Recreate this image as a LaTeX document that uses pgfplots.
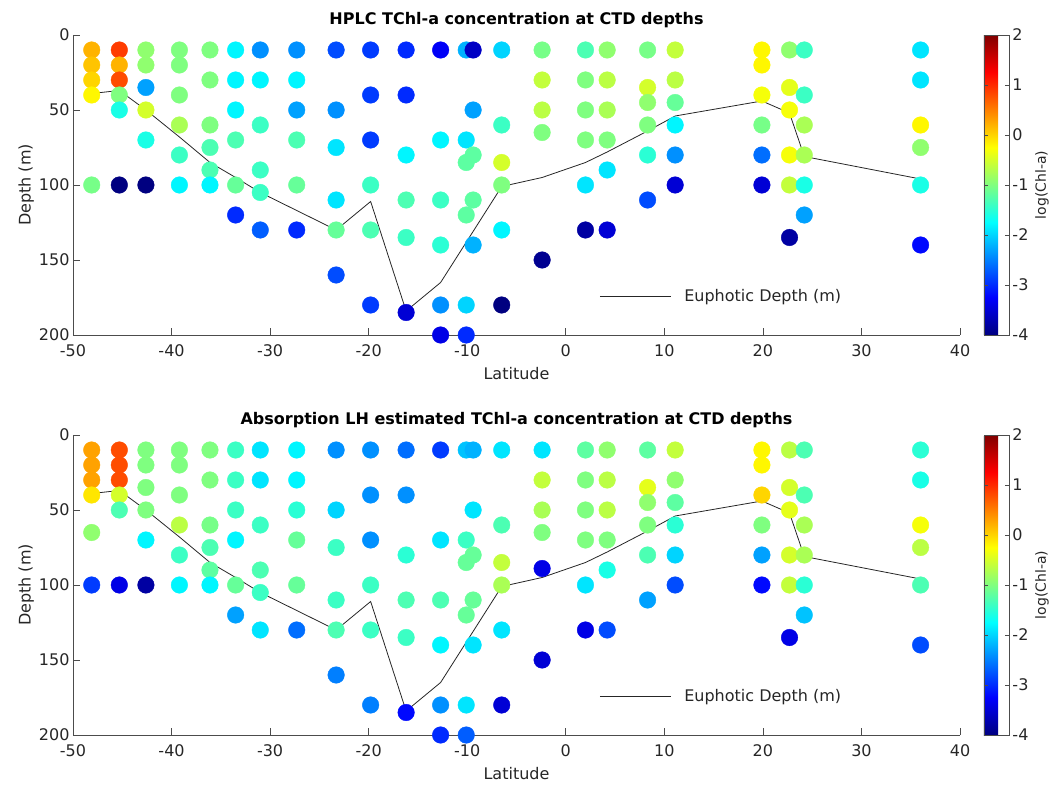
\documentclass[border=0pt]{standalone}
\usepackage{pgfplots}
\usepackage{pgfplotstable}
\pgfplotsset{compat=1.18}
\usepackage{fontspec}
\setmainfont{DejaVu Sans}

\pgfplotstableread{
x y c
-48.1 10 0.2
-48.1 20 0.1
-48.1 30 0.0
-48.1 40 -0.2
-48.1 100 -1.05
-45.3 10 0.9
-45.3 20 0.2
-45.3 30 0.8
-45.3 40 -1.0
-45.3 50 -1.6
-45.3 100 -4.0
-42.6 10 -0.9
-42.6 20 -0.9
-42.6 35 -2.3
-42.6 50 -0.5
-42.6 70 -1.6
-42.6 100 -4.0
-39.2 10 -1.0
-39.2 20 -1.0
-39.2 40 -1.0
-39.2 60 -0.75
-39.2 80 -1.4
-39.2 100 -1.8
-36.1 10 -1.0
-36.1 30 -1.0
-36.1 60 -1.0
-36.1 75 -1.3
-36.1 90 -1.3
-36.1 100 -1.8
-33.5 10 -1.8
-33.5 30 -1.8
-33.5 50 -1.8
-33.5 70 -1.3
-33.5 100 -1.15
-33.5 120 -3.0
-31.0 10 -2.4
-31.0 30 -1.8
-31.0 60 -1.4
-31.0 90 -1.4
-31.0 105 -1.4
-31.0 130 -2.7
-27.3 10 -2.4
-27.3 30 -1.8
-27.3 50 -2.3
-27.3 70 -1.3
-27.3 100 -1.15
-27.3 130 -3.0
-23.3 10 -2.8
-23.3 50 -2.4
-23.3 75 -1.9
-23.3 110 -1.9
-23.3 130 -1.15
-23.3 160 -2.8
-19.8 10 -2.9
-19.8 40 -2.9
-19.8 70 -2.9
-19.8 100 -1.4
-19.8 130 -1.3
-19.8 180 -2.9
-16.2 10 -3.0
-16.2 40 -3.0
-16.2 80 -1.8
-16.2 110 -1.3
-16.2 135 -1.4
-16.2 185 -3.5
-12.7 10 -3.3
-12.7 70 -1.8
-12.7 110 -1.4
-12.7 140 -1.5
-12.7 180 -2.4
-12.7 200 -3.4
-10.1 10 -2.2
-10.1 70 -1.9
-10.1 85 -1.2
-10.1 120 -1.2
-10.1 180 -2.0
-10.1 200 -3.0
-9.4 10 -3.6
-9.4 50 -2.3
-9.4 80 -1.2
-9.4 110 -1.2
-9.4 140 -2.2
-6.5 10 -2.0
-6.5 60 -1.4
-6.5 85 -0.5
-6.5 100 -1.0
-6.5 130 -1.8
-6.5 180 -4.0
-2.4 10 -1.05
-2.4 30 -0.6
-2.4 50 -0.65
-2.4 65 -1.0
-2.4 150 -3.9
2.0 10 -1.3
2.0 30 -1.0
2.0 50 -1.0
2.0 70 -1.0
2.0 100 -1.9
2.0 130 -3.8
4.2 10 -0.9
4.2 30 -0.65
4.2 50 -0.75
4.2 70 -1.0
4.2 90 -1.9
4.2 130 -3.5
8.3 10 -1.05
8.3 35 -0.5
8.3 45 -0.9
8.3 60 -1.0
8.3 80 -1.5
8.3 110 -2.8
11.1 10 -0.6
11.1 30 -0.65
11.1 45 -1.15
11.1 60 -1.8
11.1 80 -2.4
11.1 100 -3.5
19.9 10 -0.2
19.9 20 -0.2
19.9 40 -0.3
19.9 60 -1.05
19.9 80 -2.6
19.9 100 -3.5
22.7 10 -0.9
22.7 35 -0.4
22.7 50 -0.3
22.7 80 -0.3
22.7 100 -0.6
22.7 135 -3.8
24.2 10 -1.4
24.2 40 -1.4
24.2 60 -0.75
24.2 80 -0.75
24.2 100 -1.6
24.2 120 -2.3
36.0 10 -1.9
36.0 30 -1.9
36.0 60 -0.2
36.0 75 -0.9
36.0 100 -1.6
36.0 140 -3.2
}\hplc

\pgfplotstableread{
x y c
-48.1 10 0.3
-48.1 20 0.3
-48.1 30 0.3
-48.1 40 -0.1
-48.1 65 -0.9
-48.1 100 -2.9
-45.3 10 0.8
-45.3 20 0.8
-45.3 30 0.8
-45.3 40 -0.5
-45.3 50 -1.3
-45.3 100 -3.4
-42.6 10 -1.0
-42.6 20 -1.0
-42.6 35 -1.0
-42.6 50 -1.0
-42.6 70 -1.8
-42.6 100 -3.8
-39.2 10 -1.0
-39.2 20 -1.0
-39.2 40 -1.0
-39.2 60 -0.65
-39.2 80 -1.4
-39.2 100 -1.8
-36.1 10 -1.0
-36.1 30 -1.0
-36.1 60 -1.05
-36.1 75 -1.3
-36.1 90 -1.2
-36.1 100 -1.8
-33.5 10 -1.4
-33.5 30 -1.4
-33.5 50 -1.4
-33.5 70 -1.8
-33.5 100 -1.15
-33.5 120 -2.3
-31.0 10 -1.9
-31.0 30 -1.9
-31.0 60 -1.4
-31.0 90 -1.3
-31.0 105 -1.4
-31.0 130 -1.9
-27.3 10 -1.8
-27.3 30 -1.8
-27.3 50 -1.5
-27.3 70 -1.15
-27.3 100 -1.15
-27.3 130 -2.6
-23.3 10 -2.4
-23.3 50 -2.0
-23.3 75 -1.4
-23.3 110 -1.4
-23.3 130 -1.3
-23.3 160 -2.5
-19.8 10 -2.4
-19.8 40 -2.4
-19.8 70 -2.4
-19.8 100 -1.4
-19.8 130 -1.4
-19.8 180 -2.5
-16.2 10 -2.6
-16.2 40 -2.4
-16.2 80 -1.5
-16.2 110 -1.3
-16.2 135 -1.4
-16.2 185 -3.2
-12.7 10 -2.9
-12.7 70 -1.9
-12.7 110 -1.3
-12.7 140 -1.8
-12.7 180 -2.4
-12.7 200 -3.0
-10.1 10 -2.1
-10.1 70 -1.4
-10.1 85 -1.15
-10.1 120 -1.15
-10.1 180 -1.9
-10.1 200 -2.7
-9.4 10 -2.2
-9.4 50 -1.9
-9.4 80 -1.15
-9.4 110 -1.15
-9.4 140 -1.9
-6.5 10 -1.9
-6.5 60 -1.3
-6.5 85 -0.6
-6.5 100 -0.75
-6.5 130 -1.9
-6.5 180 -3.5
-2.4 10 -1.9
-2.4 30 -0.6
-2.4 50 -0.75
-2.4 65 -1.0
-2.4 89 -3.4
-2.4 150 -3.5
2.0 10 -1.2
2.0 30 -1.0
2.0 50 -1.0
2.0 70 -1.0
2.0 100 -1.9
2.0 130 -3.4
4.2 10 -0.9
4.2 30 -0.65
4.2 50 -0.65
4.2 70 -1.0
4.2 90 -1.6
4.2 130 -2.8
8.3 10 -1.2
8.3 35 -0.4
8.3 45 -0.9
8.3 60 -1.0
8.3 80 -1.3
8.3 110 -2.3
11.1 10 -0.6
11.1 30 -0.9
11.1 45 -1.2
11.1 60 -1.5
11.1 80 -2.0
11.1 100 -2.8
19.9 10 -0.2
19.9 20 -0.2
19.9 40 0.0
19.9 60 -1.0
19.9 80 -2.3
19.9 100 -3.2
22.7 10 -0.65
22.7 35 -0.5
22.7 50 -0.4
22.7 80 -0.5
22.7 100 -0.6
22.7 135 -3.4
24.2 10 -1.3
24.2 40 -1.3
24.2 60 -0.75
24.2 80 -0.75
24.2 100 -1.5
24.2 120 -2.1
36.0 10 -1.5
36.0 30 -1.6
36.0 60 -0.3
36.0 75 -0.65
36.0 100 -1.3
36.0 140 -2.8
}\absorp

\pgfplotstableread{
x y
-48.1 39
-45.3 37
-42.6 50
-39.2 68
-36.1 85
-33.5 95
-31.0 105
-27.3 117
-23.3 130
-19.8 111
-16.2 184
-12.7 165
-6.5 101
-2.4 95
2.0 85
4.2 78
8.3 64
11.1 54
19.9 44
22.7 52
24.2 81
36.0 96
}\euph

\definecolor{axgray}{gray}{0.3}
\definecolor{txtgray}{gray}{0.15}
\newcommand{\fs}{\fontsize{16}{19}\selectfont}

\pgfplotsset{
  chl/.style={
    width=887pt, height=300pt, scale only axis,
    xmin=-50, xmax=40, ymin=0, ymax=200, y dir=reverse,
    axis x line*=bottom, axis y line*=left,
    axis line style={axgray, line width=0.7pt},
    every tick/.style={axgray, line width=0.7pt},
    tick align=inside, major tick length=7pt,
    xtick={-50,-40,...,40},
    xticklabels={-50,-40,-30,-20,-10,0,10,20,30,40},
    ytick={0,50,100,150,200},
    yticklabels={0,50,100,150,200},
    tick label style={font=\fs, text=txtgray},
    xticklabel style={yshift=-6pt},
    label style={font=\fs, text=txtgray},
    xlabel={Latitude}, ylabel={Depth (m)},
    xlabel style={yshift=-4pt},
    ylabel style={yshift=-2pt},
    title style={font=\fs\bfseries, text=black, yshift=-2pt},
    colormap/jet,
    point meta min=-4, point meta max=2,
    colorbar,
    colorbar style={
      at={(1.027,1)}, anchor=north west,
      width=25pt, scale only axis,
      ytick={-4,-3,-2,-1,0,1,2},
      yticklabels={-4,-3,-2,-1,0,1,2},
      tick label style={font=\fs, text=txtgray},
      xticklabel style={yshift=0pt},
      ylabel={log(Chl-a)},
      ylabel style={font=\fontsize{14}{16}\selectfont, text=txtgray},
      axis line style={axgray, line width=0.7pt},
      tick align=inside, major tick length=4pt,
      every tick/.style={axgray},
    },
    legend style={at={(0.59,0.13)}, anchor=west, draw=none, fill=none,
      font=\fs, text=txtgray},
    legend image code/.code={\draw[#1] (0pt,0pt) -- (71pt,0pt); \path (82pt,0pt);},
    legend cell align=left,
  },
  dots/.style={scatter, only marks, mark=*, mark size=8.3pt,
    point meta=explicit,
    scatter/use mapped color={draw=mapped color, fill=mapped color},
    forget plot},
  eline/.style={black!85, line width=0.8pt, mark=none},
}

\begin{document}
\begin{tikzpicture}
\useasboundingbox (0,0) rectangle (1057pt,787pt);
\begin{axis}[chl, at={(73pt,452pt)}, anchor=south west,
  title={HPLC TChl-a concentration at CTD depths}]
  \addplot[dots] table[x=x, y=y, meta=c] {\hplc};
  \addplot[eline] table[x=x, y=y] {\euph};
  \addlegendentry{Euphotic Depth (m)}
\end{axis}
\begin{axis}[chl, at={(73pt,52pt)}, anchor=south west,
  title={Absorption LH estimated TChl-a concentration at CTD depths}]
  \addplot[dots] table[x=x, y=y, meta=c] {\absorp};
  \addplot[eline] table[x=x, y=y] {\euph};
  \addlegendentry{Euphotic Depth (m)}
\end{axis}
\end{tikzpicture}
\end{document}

◇ ◇ ◇ ◇

To be done – Provide the count, and nothing else, of lines in the data above where the word "image" occurs.

Result of this exercise – 2